Dr. Sadık Ahmet, 1947 yılında Batı Trakya'nın Gümülcine vilayetinin Küçük Sirkeli köyünde dünyaya geldi. Ankara ve Selanik'te tıp eğitimi aldıktan sonra, Yunan ordusunda yaklaşık üç yıl zorunlu askerlik görevini yaptı. 1978'de hekim olarak Batı Trakya'ya dönen Ahmet, Batı Trakya Türklerinin haklarını savunmak için mücadeleye başladı.
Kimliğine sahip çıkan dava adamı
1985’te Batı Trakya Türklerinin haklarını gündeme taşımak için imza kampanyası başlattı. Bu demokratik girişimi nedeniyle 30 ay hapis cezasına çarptırıldı. “Türk” demenin suç sayıldığı bir dönemde binlerce kişi cezaevi önünde “Biz Türk’üz” diye haykırdı, onun yanında durdu.
Mahkeme öncesinde yaptığı konuşmada, "Türk olmak suçsa, şunu tekrarlıyorum: Türk'üm ve öyle kalacağım" diyerek en bilinen deklarasyonlarından birini yaptı. Bu sözleri, Batı Trakya Türkleri arasında büyük yankı uyandırdı ve binlerce kişi mahkemesine destek için geldi.

ŞÜPHELİ ÖLÜMÜ VE SİYASİ KARİYERİ
1989 ve 1990 seçimlerinde bağımsız milletvekili olarak seçildi. Ardından 1991’de Dostluk, Eşitlik ve Barış Partisi’ni (DEB) kurarak Batı Trakya Türkleri’nin ilk siyasi sesi oldu.

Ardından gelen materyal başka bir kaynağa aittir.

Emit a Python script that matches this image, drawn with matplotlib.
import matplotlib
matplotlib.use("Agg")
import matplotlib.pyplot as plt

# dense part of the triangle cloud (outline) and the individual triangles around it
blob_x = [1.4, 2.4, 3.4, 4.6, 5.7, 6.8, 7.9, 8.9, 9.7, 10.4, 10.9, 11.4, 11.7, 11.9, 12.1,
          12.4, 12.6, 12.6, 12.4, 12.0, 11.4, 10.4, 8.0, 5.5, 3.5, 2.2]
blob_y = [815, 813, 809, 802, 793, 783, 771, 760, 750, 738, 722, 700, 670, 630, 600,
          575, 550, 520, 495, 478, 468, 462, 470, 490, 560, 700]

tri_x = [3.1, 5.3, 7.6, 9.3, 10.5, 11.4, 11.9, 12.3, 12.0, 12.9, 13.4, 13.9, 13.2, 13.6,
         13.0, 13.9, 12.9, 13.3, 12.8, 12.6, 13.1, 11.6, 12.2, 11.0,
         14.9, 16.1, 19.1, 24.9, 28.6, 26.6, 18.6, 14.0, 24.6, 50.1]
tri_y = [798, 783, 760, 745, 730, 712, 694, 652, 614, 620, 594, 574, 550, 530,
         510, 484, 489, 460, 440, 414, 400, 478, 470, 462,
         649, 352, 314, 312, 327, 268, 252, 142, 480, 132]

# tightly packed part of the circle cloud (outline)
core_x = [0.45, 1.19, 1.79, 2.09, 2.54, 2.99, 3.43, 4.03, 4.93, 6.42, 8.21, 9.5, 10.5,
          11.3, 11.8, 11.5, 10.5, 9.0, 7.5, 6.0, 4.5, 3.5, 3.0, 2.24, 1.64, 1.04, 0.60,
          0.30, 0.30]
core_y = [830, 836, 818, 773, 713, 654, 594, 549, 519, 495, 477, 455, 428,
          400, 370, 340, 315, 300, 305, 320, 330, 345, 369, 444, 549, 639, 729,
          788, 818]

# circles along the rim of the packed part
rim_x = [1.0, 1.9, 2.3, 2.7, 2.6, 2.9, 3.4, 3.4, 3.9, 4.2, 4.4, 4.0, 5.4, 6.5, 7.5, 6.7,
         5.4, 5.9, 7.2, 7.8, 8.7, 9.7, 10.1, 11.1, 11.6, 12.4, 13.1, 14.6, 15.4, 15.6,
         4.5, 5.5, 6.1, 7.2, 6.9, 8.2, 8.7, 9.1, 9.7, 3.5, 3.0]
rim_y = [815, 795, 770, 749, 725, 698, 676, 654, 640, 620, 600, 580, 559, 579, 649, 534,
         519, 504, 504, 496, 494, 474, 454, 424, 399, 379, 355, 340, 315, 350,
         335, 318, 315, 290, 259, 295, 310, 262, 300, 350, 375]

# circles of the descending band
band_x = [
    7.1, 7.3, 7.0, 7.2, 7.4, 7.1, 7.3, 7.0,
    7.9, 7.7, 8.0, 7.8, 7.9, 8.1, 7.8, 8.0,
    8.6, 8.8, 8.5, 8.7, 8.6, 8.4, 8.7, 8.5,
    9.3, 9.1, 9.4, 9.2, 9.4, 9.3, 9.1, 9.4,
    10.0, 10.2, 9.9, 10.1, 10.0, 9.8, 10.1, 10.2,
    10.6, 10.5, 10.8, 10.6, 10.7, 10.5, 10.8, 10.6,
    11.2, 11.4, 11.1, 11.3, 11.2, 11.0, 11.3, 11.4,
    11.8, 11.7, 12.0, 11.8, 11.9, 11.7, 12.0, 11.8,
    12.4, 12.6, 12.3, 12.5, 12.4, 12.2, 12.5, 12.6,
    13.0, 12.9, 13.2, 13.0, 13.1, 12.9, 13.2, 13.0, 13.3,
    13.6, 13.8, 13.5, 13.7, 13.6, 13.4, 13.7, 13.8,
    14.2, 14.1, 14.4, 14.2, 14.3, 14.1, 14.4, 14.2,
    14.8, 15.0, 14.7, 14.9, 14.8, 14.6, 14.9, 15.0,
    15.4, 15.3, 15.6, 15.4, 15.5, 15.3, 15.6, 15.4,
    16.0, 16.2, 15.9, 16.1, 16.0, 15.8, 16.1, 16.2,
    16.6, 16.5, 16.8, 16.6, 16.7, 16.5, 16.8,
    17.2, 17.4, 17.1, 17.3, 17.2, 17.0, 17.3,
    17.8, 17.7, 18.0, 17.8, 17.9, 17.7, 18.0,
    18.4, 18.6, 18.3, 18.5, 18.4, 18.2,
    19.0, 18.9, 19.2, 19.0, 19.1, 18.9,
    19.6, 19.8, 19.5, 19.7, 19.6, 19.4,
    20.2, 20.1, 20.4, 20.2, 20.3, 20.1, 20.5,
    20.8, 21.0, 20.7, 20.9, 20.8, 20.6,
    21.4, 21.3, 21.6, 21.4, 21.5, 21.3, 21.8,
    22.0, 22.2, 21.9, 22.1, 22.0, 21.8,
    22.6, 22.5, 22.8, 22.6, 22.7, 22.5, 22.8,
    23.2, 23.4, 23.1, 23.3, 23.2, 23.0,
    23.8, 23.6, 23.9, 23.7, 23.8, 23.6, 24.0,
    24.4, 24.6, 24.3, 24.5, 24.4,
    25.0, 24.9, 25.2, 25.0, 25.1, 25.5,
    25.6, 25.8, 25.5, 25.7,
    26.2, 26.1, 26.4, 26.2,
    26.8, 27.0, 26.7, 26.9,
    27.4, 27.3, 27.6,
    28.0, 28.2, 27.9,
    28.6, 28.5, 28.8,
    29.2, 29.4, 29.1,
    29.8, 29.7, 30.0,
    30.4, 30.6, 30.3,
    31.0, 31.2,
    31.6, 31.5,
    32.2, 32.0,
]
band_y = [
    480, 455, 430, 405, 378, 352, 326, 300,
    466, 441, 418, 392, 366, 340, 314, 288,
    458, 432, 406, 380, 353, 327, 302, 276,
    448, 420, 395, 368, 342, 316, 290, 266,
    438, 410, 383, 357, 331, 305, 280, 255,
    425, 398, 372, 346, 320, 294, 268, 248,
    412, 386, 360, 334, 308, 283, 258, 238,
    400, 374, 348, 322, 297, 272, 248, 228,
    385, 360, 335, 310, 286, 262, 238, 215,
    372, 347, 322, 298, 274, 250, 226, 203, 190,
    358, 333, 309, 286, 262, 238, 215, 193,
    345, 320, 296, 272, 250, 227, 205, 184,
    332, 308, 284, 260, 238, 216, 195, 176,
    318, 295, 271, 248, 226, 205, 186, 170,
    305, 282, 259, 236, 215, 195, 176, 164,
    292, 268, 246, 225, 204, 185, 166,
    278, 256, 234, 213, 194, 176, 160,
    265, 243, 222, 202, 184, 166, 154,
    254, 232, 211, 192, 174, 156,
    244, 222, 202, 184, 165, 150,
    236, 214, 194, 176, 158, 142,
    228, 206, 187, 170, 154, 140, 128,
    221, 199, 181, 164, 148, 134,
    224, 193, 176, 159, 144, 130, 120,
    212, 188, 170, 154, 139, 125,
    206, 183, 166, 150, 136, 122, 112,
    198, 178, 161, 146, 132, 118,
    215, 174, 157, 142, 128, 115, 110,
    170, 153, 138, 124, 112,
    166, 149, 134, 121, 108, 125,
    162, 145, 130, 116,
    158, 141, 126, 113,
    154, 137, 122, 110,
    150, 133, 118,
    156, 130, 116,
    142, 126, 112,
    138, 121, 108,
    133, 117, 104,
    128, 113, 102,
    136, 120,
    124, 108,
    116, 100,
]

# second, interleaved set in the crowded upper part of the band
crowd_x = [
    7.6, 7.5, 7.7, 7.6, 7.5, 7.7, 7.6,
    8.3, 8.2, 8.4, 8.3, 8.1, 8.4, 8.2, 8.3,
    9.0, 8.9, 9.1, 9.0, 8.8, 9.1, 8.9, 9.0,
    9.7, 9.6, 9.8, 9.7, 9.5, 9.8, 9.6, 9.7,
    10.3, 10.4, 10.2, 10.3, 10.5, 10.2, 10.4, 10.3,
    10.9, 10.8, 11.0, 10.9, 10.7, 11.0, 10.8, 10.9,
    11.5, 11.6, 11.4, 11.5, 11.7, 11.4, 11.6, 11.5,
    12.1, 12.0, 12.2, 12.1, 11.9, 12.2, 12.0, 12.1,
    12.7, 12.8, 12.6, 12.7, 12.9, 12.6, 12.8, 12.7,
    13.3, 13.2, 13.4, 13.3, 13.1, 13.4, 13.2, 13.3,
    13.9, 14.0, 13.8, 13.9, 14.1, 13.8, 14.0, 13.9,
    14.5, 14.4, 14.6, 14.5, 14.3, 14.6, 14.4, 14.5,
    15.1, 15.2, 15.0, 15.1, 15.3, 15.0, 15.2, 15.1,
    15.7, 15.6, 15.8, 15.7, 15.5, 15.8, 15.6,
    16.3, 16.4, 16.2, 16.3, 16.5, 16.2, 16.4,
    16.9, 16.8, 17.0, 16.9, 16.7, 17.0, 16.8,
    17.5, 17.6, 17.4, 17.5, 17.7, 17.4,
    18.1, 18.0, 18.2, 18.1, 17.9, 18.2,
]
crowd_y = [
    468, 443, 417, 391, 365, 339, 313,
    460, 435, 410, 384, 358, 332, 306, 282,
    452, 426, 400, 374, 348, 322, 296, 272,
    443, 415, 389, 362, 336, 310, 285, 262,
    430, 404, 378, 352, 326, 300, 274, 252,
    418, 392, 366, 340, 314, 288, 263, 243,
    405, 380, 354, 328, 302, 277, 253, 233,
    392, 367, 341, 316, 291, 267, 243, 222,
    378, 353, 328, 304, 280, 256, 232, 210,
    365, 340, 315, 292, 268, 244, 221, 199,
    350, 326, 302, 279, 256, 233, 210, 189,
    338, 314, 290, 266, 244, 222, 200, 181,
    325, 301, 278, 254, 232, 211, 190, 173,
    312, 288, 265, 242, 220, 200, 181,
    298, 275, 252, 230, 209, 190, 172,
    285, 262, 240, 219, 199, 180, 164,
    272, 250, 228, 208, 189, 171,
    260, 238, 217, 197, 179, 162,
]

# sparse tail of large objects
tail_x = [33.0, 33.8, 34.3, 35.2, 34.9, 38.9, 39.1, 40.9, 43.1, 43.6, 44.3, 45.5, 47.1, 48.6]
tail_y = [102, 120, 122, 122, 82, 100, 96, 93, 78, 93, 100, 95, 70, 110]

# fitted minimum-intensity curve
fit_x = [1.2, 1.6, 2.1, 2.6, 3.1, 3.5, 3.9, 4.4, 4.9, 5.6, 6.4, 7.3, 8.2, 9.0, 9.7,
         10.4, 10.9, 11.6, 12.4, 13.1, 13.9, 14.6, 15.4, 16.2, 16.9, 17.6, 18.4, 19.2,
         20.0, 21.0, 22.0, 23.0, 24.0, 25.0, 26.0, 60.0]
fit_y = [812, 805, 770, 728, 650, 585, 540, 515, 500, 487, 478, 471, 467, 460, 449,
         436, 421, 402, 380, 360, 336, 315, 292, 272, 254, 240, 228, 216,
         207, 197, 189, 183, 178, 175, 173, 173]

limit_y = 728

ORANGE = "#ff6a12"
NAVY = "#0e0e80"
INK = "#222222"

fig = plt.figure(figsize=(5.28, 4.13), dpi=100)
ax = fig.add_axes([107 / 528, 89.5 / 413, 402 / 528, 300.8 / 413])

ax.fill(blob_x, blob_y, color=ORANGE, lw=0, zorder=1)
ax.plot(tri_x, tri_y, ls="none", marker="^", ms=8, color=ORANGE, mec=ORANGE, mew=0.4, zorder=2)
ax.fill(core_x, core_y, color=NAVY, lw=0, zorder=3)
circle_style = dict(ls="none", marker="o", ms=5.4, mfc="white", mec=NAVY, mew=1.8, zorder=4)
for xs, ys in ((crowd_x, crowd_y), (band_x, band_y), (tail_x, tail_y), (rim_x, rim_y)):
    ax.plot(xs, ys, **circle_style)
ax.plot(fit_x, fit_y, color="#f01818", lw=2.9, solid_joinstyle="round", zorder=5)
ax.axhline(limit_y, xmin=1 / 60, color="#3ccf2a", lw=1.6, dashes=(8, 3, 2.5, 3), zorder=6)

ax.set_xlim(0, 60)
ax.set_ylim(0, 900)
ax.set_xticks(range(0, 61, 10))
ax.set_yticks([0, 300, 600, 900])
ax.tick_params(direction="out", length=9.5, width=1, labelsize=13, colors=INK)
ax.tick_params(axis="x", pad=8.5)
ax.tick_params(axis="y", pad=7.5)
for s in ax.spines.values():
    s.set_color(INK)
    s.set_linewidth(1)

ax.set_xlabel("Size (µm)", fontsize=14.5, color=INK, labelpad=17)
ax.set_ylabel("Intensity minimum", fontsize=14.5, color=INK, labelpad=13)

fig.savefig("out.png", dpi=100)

Parti, azınlık haklarına yönelik mücadeleyi resmi siyasete taşıdı ve toplumsal temsil zincirine önemli bir halka ekledi.
24 Temmuz 1995’te, Lozan Barış Antlaşması’nın yıl dönümünde şüpheli bir trafik kazasında hayatını kaybetti. Cenazesi Batı Trakya’da 35–37 bin kişi tarafından omuzlarda taşındı, bu sayı seçildiği milletvekili oylarının çok ötesindeydi.
Ardında eğitim, siyaset ve kimlik haklarına dair anlamlı bir miras bıraktı.

Unutulmaz bir sembol
Dr. Sadık Ahmet yalnızca bir tıp doktoru değil, aynı zamanda Batı Trakya Türk toplumunun sesi oldu. Azınlığın temel haklarını uluslararası arenaya taşıyıp, “Türk” kimliğini onurlu bir savunmaya dönüştürerek, uzun yıllar mücadele verdi. Hayatı boyunca kimliğine, eğitimine ve halkına sadık kaldı.